Why are estimates so difficult in software development?

Software estimation is difficult, and what some people try to do with software estimation isn't even theoretically possible. Upper management, lower management, customers, and some developers don't seem to understand why estimation is so hard. People who don't understand software estimation's inherent difficulties can play an unwitting role in making estimation even harder than it already is.
— Steve McConnell in Rapid Development

1. At the start of a project, uncertainty is very high

All of the other reasons listed below are really just expansions of this one principle. Research indicates that estimating a project in its early stages yields estimates that may be off by as much as a factor of four.
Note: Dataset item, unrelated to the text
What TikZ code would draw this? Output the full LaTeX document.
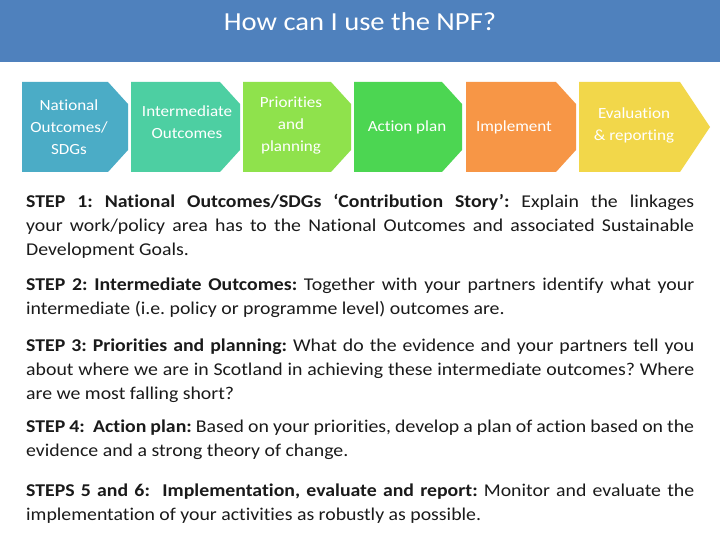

There is just too much "unknown" to give a reliable estimate. The problem is so widespread that it birthed the #NoEstimates movement

2.Every project depends upon third-party software

This third-party software can change at any time, and the the developer has no control over this. Developers regularly make use of open-source, shared libaries of code which are maintained by thousands of developers across the planet. This is an efficient way of developing software (thus avoiding "reinventing the wheel"), but it comes at a cost. Namely, the third-party code can change at any time, and frequently introduces incompatibilities with existing code.

These third-party code changes cannot be predicted, nor can the incompatibilities they introduce. A software feature might have worked perfectly last week, but one of these code changes this week broke it and now requires extensive rebuilds to make it work again. These kinds of unexpected changes can and do increase development time.
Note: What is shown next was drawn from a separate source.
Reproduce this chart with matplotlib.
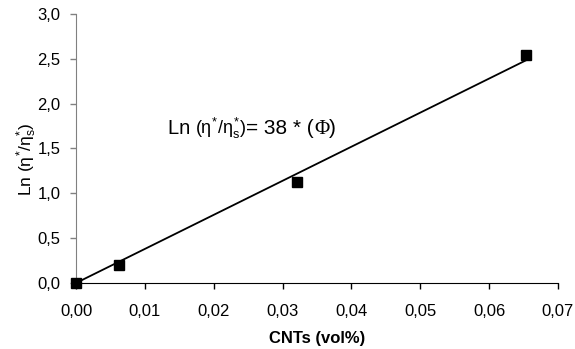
import matplotlib
matplotlib.use("Agg")
import matplotlib.pyplot as plt
from matplotlib import transforms
import numpy as np

# dados
cnt_vol = [0.0, 0.0063, 0.0321, 0.0653]
ln_visc = [0.0, 0.20, 1.13, 2.54]
inclinacao = 38
x_fit = [0.0, 0.0653]

x_ticks = [0.00, 0.01, 0.02, 0.03, 0.04, 0.05, 0.06, 0.07]
y_ticks = [0.0, 0.5, 1.0, 1.5, 2.0, 2.5, 3.0]

plt.rcParams["font.family"] = ["Liberation Sans", "DejaVu Sans"]
plt.rcParams["mathtext.fontset"] = "custom"
plt.rcParams["mathtext.rm"] = "Liberation Sans"
plt.rcParams["mathtext.it"] = "Liberation Sans"

fig = plt.figure(figsize=(5.75, 3.49), dpi=100)
ax = fig.add_axes([0.1322, 0.1891, 0.8382, 0.7708])

xf = np.array(x_fit)
ax.plot(xf, inclinacao * xf, color="black", lw=1.3, zorder=2)
ax.plot(cnt_vol, ln_visc, ls="none", marker="s", ms=6.5, color="black",
        clip_on=False, zorder=3)

ax.set_xlim(0, 0.07)
ax.set_ylim(0, 3.0)
ax.set_xticks(x_ticks)
ax.set_yticks(y_ticks)
ax.set_xticklabels([f"{v:.2f}".replace(".", ",") for v in x_ticks])
ax.set_yticklabels([f"{v:.1f}".replace(".", ",") for v in y_ticks])
ax.tick_params(axis="both", labelsize=12, length=4, width=1, direction="out")
ax.tick_params(axis="x", pad=11)
ax.tick_params(axis="y", pad=7, color="#808080")

for s in ["top", "right"]:
    ax.spines[s].set_visible(False)
ax.spines["left"].set_color("#808080")
ax.spines["bottom"].set_color("black")

ax.set_xlabel("CNTs (vol%)", fontsize=12, fontweight="bold")
ax.xaxis.set_label_coords(0.5, -0.18)
ax.set_ylabel(r"Ln ($\eta^{*}/\eta_{s}^{*}$)", fontsize=12.5)
ax.yaxis.set_label_coords(-0.076, 0.461)

# equação montada em pedaços (tamanhos diferentes), lado a lado
pedacos = [
    ("Ln ", 14.5, None),
    (r"($\eta^{*}/\eta_{s}^{*}$)", 13, None),
    ("= 38 * (", 15, None),
    ("\u03a6", 15, "Liberation Serif"),
    (")", 15, None),
]
x0, y0 = 0.0133, 1.66
dx = 0.0
fig.canvas.draw()
for txt, tam, fam in pedacos:
    tr = transforms.offset_copy(ax.transData, fig=fig, x=dx, y=0, units="dots")
    kw = {"family": fam} if fam else {}
    t = ax.text(x0, y0, txt, fontsize=tam, va="baseline", transform=tr, **kw)
    fig.canvas.draw()
    dx += t.get_window_extent().width

fig.savefig("out.png", dpi=100)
Enterprise software must keep these libraries up to date, and this requires constant, ongoing maintenance.

3. Every project is unique

A cabinet maker can easily estimate how long it will take to build a cabinet, because he's made hundreds of them before, and they're all very similar to each other. In software development, every project is a custom work, and is different from everything that came before it (if it weren't, we'd just reuse what we've built before). In other words, it's not repeatable. In this field, the developer is always being asked to do something he's never done before.

4. The larger and more complicated a project is…

… the wider its estimated probability distribution is. This is just another way of saying that the larger a project is, the less certain the completion goal is, and the more likely unexpected difficulties and changes will crop up.

5. Requirements are often in flux

Not only are the tools in flux, but the requirements themselves are often changing. Markets change quickly. Needs are discovered in the process of development. Many large projects morph into something much different than what they started out as. Oftentimes, stakeholders realize that their initial ideas are incorrect, or won't work, or need significant tweaking—and these changing needs don't get discovered until halfway through the project.